--- start ---
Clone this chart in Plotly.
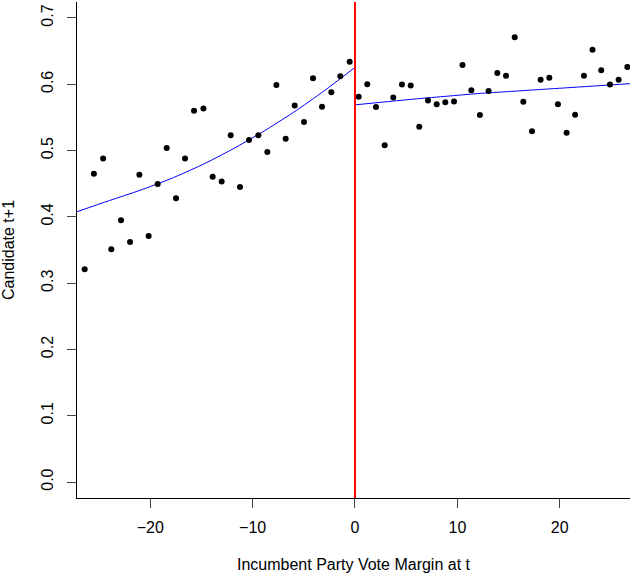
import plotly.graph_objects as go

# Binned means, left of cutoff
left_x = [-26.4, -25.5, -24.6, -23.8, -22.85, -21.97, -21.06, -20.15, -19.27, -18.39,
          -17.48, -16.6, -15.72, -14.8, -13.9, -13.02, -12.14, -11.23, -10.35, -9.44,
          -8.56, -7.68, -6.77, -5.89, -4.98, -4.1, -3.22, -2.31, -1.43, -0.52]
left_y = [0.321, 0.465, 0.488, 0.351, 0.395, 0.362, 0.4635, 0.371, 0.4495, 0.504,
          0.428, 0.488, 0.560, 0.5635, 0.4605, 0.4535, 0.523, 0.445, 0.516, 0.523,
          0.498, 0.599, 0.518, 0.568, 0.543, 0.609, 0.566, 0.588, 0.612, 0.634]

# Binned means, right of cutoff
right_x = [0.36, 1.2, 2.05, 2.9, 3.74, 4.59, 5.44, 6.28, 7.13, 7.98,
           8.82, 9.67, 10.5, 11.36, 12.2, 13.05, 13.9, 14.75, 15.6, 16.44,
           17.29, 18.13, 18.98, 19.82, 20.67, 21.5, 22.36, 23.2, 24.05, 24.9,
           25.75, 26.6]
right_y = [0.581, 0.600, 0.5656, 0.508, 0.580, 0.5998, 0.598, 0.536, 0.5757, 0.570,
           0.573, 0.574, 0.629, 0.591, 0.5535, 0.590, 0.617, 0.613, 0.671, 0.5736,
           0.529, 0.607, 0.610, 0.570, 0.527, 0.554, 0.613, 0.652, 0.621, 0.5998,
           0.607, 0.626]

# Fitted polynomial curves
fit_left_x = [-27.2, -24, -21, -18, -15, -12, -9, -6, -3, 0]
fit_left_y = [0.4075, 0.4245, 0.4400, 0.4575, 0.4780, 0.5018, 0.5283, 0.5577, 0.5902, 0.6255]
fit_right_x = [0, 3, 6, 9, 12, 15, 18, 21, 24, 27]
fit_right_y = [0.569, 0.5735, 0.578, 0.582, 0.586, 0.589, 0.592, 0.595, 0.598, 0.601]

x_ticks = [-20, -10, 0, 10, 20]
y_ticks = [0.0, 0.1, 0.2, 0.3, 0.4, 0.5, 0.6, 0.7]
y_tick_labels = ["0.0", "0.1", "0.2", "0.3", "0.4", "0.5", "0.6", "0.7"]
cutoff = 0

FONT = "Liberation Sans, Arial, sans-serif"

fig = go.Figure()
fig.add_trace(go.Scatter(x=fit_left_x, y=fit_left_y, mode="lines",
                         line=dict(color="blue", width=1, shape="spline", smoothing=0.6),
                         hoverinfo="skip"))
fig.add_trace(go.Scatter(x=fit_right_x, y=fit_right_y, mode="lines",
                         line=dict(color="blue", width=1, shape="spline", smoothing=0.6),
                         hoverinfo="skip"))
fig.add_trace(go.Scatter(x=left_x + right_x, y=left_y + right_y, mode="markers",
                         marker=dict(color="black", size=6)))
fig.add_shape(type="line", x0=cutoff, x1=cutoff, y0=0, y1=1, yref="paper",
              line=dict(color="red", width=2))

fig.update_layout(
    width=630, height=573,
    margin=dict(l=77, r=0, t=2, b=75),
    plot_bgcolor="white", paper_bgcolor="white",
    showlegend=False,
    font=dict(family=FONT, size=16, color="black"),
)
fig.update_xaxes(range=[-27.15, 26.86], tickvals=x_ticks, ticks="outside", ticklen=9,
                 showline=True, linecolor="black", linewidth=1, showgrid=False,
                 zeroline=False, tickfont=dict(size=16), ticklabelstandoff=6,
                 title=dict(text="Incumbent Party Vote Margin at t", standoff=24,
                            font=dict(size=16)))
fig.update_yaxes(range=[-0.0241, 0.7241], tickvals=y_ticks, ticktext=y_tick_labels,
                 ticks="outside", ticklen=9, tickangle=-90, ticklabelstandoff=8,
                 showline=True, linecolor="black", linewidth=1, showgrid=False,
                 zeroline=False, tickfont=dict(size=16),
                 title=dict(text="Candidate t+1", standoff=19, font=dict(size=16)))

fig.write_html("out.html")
--- end ---
• WHAT IS NEEDED
Begin at the first line of the material and copy each line exactly through the one containing "import plotly.graph_objects as go". Omit pictures.

• OUTPUT FOR THIS TASK
Clone this chart in Plotly.
import plotly.graph_objects as go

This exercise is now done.